Kedua opsi ini masih rentan terhadap penularan virus melalui benda. Sarung tangan sebaiknya diberikan pada saat pemilih berada dalam antrian sebelum masuk TPS dengan terlebih dahulu memastikan pemilih telah mencuci tangannya.
Sarung tangan yang digunakan untuk pemilih masih berupa sarung tangan plastik. Pemakaian sarung tangan plastik cukup memakan waktu. Berdasarkan simulasi kali ini paling cepat 15 detik, paling lama 40 detik. Sarung tangan plastik juga rentan rusak atau sobek.
Sarung tangan licin saat pemilih memeriksa surat suara yang diberikan hingga surat suara kerap terjatuh. Kondisi TPS pada saat simulasi kering, tapi ada potensi TPS berair atau becek jika pada sebelum atau hari pemungutan terjadi hujan. Hal ini berpotensi merusak surat suara jika tetatp menggunakan sarung tangan plastik karena surat suara berpotensi jatuh karena licin.
Waktu paling cepat proses pemilih masuk ke TPS, mencoblos, hingga keluar dari TPS pada saat TPS ramai membutuhkan waktu rata-rata tiga menit 30 detik untuk pemilih rentang usia 20-50 tahun. Sedangkan untuk pemilih lanjut usia membutuhkan waktu sekitar lima menit 15 detik.

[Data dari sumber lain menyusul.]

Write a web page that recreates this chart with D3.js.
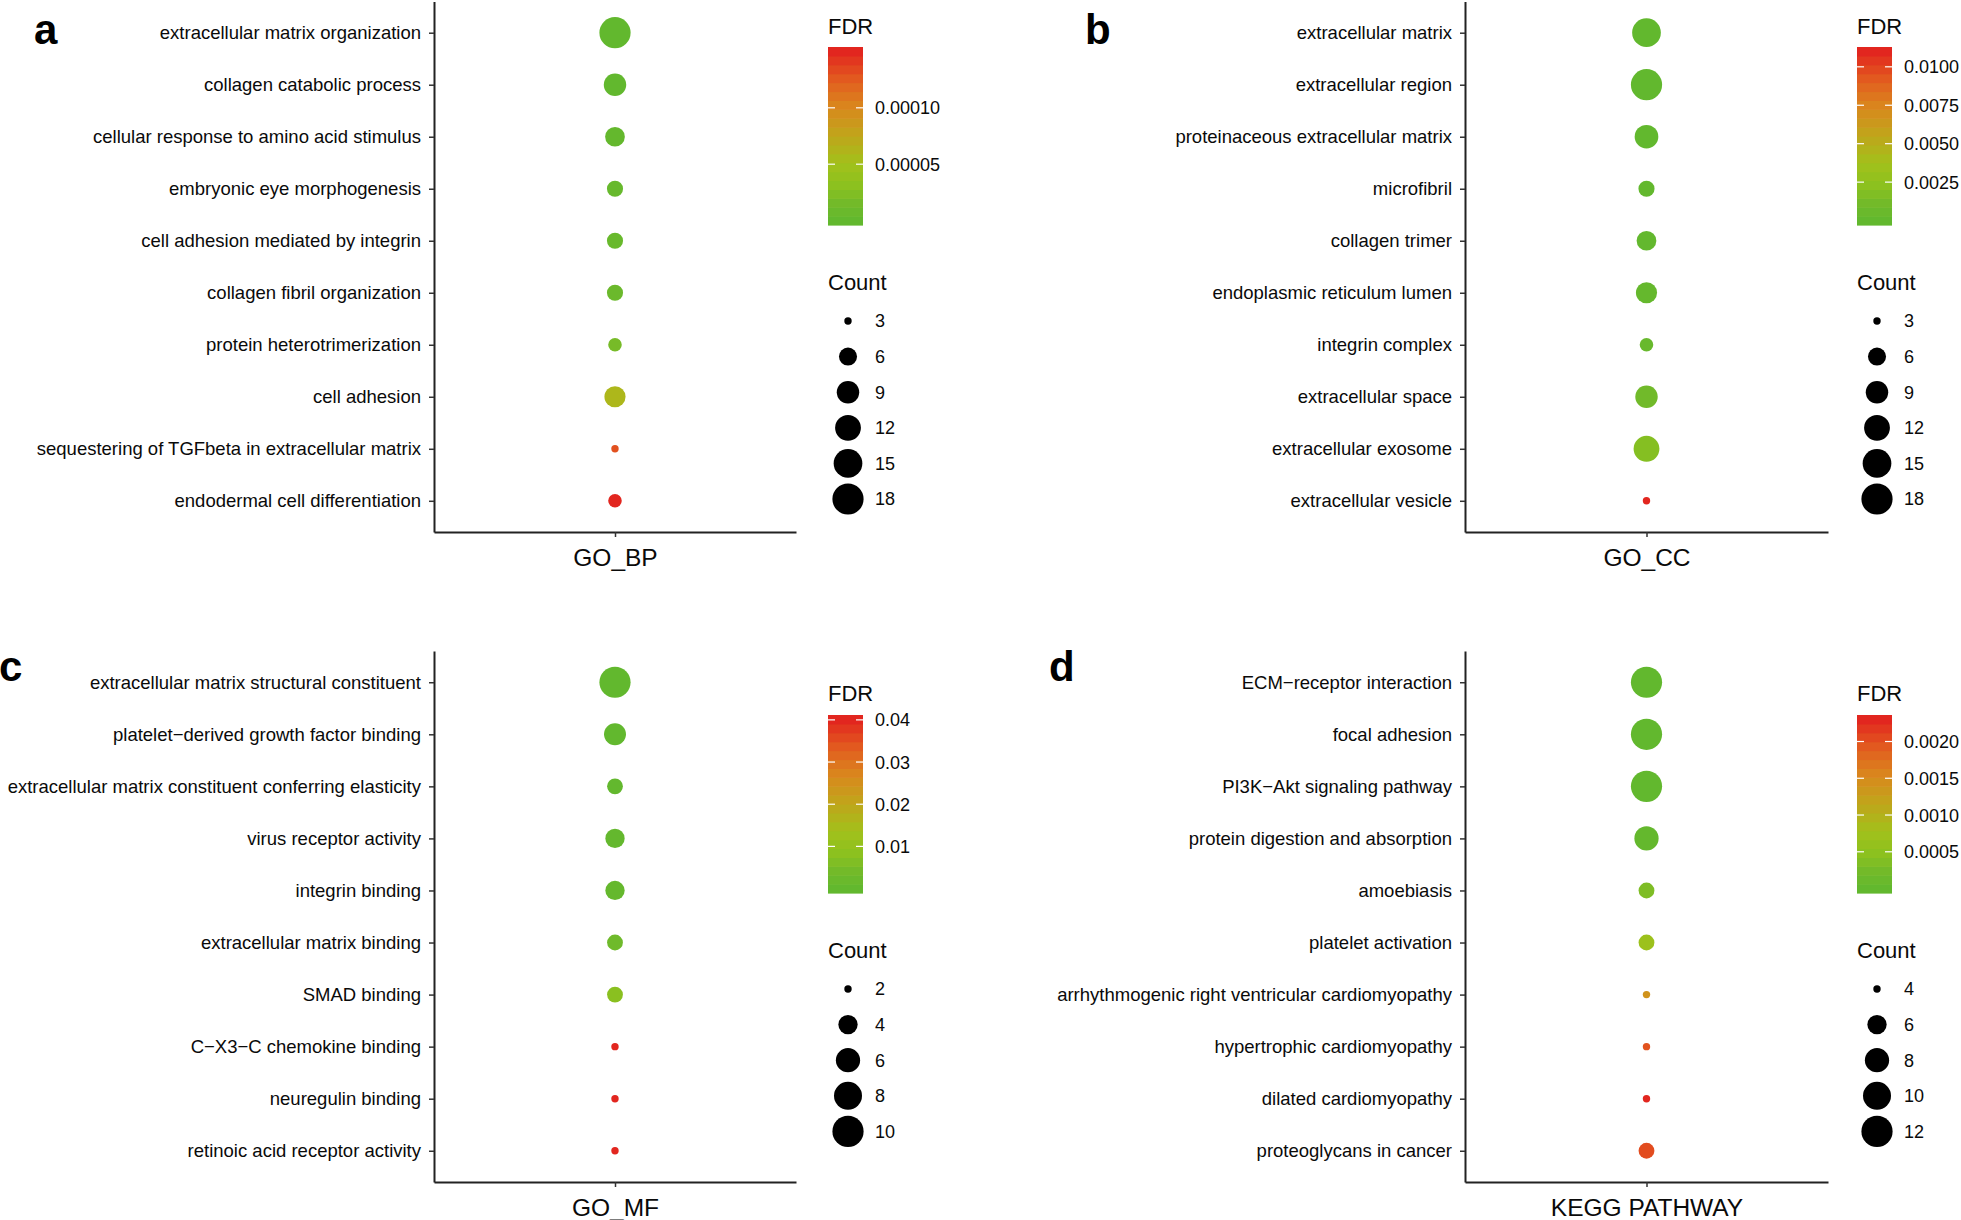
<!DOCTYPE html>
<html><head><meta charset="utf-8">
<script src="https://cdn.jsdelivr.net/npm/d3@7"></script>
<style>
body{margin:0;background:#fff}
text{font-family:"Liberation Sans",Arial,sans-serif}
</style>
</head><body>
<svg id="chart" width="1961" height="1220"></svg>
<script>
// ---------- data ----------
const bpTerms = ["extracellular matrix organization","collagen catabolic process","cellular response to amino acid stimulus","embryonic eye morphogenesis","cell adhesion mediated by integrin","collagen fibril organization","protein heterotrimerization","cell adhesion","sequestering of TGFbeta in extracellular matrix","endodermal cell differentiation"];
const bpCount = [18, 9, 7, 5, 5, 5, 4, 8, 3, 4];
const bpFDR = [1e-9, 1e-7, 2e-6, 5e-6, 6e-6, 8e-6, 1.8e-5, 6.0e-5, 1.3e-4, 1.5e-4];
const bpFdrTicks = [0.00005, 0.00010];
const bpFdrTickLabels = ["0.00005", "0.00010"];
const bpCountBreaks = [3, 6, 9, 12, 15, 18];

const ccTerms = ["extracellular matrix","extracellular region","proteinaceous extracellular matrix","microfibril","collagen trimer","endoplasmic reticulum lumen","integrin complex","extracellular space","extracellular exosome","extracellular vesicle"];
const ccCount = [15, 18, 10, 5, 7, 8, 4, 9, 12, 3];
const ccFDR = [1e-12, 1e-10, 1e-8, 5e-5, 1e-4, 2e-4, 4e-4, 1.0e-3, 2.0e-3, 0.0110];
const ccFdrTicks = [0.0025, 0.0050, 0.0075, 0.0100];
const ccFdrTickLabels = ["0.0025", "0.0050", "0.0075", "0.0100"];
const ccCountBreaks = [3, 6, 9, 12, 15, 18];

const mfTerms = ["extracellular matrix structural constituent","platelet\u2212derived growth factor binding","extracellular matrix constituent conferring elasticity","virus receptor activity","integrin binding","extracellular matrix binding","SMAD binding","C\u2212X3\u2212C chemokine binding","neuregulin binding","retinoic acid receptor activity"];
const mfCount = [10, 5, 3, 4, 4, 3, 3, 2, 2, 2];
const mfFDR = [1e-8, 2e-5, 3e-4, 5e-4, 8e-4, 3.3e-3, 8.0e-3, 0.0401, 0.0401, 0.0401];
const mfFdrTicks = [0.01, 0.02, 0.03, 0.04];
const mfFdrTickLabels = ["0.01", "0.02", "0.03", "0.04"];
const mfCountBreaks = [2, 4, 6, 8, 10];

const keggTerms = ["ECM\u2212receptor interaction","focal adhesion","PI3K\u2212Akt signaling pathway","protein digestion and absorption","amoebiasis","platelet activation","arrhythmogenic right ventricular cardiomyopathy","hypertrophic cardiomyopathy","dilated cardiomyopathy","proteoglycans in cancer"];
const keggCount = [12, 12, 12, 8, 5, 5, 4, 4, 4, 5];
const keggFDR = [1e-8, 1e-6, 5e-6, 3e-5, 3.5e-4, 7.0e-4, 1.40e-3, 1.98e-3, 2.30e-3, 2.03e-3];
const keggFdrTicks = [0.0005, 0.0010, 0.0015, 0.0020];
const keggFdrTickLabels = ["0.0005", "0.0010", "0.0015", "0.0020"];
const keggCountBreaks = [4, 6, 8, 10, 12];

// ---------- style ----------
const gradStops = [0, 0.10, 0.21, 0.34, 0.53, 0.67, 0.82, 1];
const gradColors = ["#62B82E", "#72BA2A", "#8CC11F", "#A2C11B", "#C4A11B", "#D9881D", "#E2601F", "#E2261F"];

const svg = d3.select("#chart");

function panel(o) {
  const g = svg.append("g");
  const y = d3.scalePoint().domain(o.terms).range([o.top, o.bottom]).padding(0.6);
  const x = d3.scalePoint().domain([o.xLabel]).range([o.left, o.right]).padding(0.6);
  const fMin = d3.min(o.fdr), fMax = d3.max(o.fdr);
  const cMin = d3.min(o.count), cMax = d3.max(o.count);
  const color = d3.scaleLinear()
    .domain(gradStops.map(s => fMin + s * (fMax - fMin)))
    .range(gradColors).interpolate(d3.interpolateRgb).clamp(true);
  const rNorm = d3.scaleLinear().domain([cMin, cMax]).range([0, 1]).clamp(true);
  const rSqrt = d3.scaleSqrt().domain([0, 1]).range([3.7, 15.6]);
  const r = v => rSqrt(rNorm(v));

  // axes
  const ya = g.append("g").attr("transform", `translate(${o.left},0)`)
    .call(d3.axisLeft(y).tickSize(5).tickSizeOuter(0).tickPadding(8));
  ya.selectAll("text").attr("font-size", "18.5px").attr("fill", "#0a0a0a")
    .style("font-family", '"Liberation Sans",Arial,sans-serif');
  const xa = g.append("g").attr("transform", `translate(0,${o.bottom})`)
    .call(d3.axisBottom(x).tickSize(5).tickSizeOuter(0).tickPadding(12));
  xa.selectAll("text").attr("font-size", "24.5px").attr("fill", "#0a0a0a")
    .style("font-family", '"Liberation Sans",Arial,sans-serif');
  [ya, xa].forEach(a => {
    a.select(".domain").attr("stroke", "#222").attr("stroke-width", 2);
    a.selectAll(".tick line").attr("stroke", "#333").attr("stroke-width", 1.5);
  });

  // points
  g.append("g").selectAll("circle").data(o.terms).join("circle")
    .attr("cx", x(o.xLabel))
    .attr("cy", d => y(d))
    .attr("r", (d, i) => r(o.count[i]))
    .attr("fill", (d, i) => color(o.fdr[i]));

  // panel letter
  g.append("text").attr("x", o.letterX).attr("y", o.letterY)
    .attr("font-size", "42px").attr("font-weight", "bold").attr("fill", "#000").text(o.letter);

  // FDR legend
  const L = o.legX, bw = 35;
  g.append("text").attr("x", L).attr("y", o.fdrTitleY).attr("font-size", "22px").attr("fill", "#0a0a0a").text("FDR");
  const nbin = 20, H = o.barBottom - o.barTop, bh = H / nbin;
  const bins = d3.range(nbin);
  g.append("g").selectAll("rect").data(bins).join("rect")
    .attr("x", L).attr("width", bw)
    .attr("y", i => o.barBottom - (i + 1) * bh).attr("height", bh + 0.6)
    .attr("fill", i => color(fMin + i / (nbin - 1) * (fMax - fMin)));
  const barPos = d3.scaleLinear().domain([fMin, fMax]).range([o.barBottom - bh / 2, o.barTop + bh / 2]);
  o.fdrTicks.forEach((t, i) => {
    const p = barPos(t);
    g.append("line").attr("x1", L).attr("x2", L + 7).attr("y1", p).attr("y2", p).attr("stroke", "#fff").attr("stroke-width", 1.2);
    g.append("line").attr("x1", L + bw - 7).attr("x2", L + bw).attr("y1", p).attr("y2", p).attr("stroke", "#fff").attr("stroke-width", 1.2);
    g.append("text").attr("x", L + 47).attr("y", p).attr("dy", "0.36em").attr("font-size", "18px").attr("fill", "#0a0a0a").text(o.fdrTickLabels[i]);
  });

  // Count legend
  g.append("text").attr("x", L).attr("y", o.countTitleY).attr("font-size", "22px").attr("fill", "#0a0a0a").text("Count");
  o.countBreaks.forEach((v, i) => {
    const cy = o.countY0 + i * o.countStep;
    g.append("circle").attr("cx", L + 20).attr("cy", cy).attr("r", r(v)).attr("fill", "#000");
    g.append("text").attr("x", L + 47).attr("y", cy).attr("dy", "0.36em").attr("font-size", "18px").attr("fill", "#0a0a0a").text(v);
  });
}

const topRow = {top: 1.5, bottom: 532, fdrTitleY: 34, barTop: 47, barBottom: 225, countTitleY: 290, countY0: 321, countStep: 35.6, letterY: 44};
const botRow = {top: 651, bottom: 1182, fdrTitleY: 701, barTop: 715, barBottom: 893, countTitleY: 958, countY0: 989, countStep: 35.6, letterY: 681};
const leftCol = {left: 434, right: 796, legX: 828};
const rightCol = {left: 1465, right: 1828, legX: 1857};

panel(Object.assign({}, topRow, leftCol, {letter: "a", letterX: 34, xLabel: "GO_BP", terms: bpTerms, count: bpCount, fdr: bpFDR, fdrTicks: bpFdrTicks, fdrTickLabels: bpFdrTickLabels, countBreaks: bpCountBreaks}));
panel(Object.assign({}, topRow, rightCol, {letter: "b", letterX: 1085, xLabel: "GO_CC", terms: ccTerms, count: ccCount, fdr: ccFDR, fdrTicks: ccFdrTicks, fdrTickLabels: ccFdrTickLabels, countBreaks: ccCountBreaks}));
panel(Object.assign({}, botRow, leftCol, {letter: "c", letterX: -1, xLabel: "GO_MF", terms: mfTerms, count: mfCount, fdr: mfFDR, fdrTicks: mfFdrTicks, fdrTickLabels: mfFdrTickLabels, countBreaks: mfCountBreaks}));
panel(Object.assign({}, botRow, rightCol, {letter: "d", letterX: 1049, xLabel: "KEGG PATHWAY", terms: keggTerms, count: keggCount, fdr: keggFDR, fdrTicks: keggFdrTicks, fdrTickLabels: keggFdrTickLabels, countBreaks: keggCountBreaks}));
</script>
</body></html>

Proses pengisian daftar hadir membutuhkan waktu cukup lama karena pemilih diminta membawa alat tulis masing-masing. Sedangkan tidak semua pemilih membawa alat tulis sendiri.
Setelah pemilih mengisi daftar hadir dan diminta untuk menunggu di dalam TPS, pemilih berpotensi menunggu cukup lama karena pemanggilan pemilih tidak berdasarkan pemilih yang datang dan mengisi daftar hadir lebih dulu.
Proses melepas sarung tangan setelah pencoblosan dan saat akan pemberian tinta di jari membutuhkan waktu sekitar 15-20 detik. Tempat pembuangan sarung tangan kurang memadai karena tempatnya kecil.
Pemberian tinta pada simulasi kali ini dilakukan dengan mengoleskan tinta pada jari pemilih menggunakan cotton bud. Potensi penularan virus melalui cotton bud, karena cotton bud digunakan untuk beberapa pemilih tanpa dilakukan penggantian.
Setelah dioleskan tinta pemilih langsung membersihkan jarinya, tinta berpotensi langsung hilang atau pudar. Seharusnya petugas memberitahu pemilih untuk menunggu tingga cukup kering sebelum membersihkannya.
"Penggunaan alat atau lap untuk membersihkan tinta yang digunakan secara bergantian juga berpotensi menularkan virus," tutur Fritz.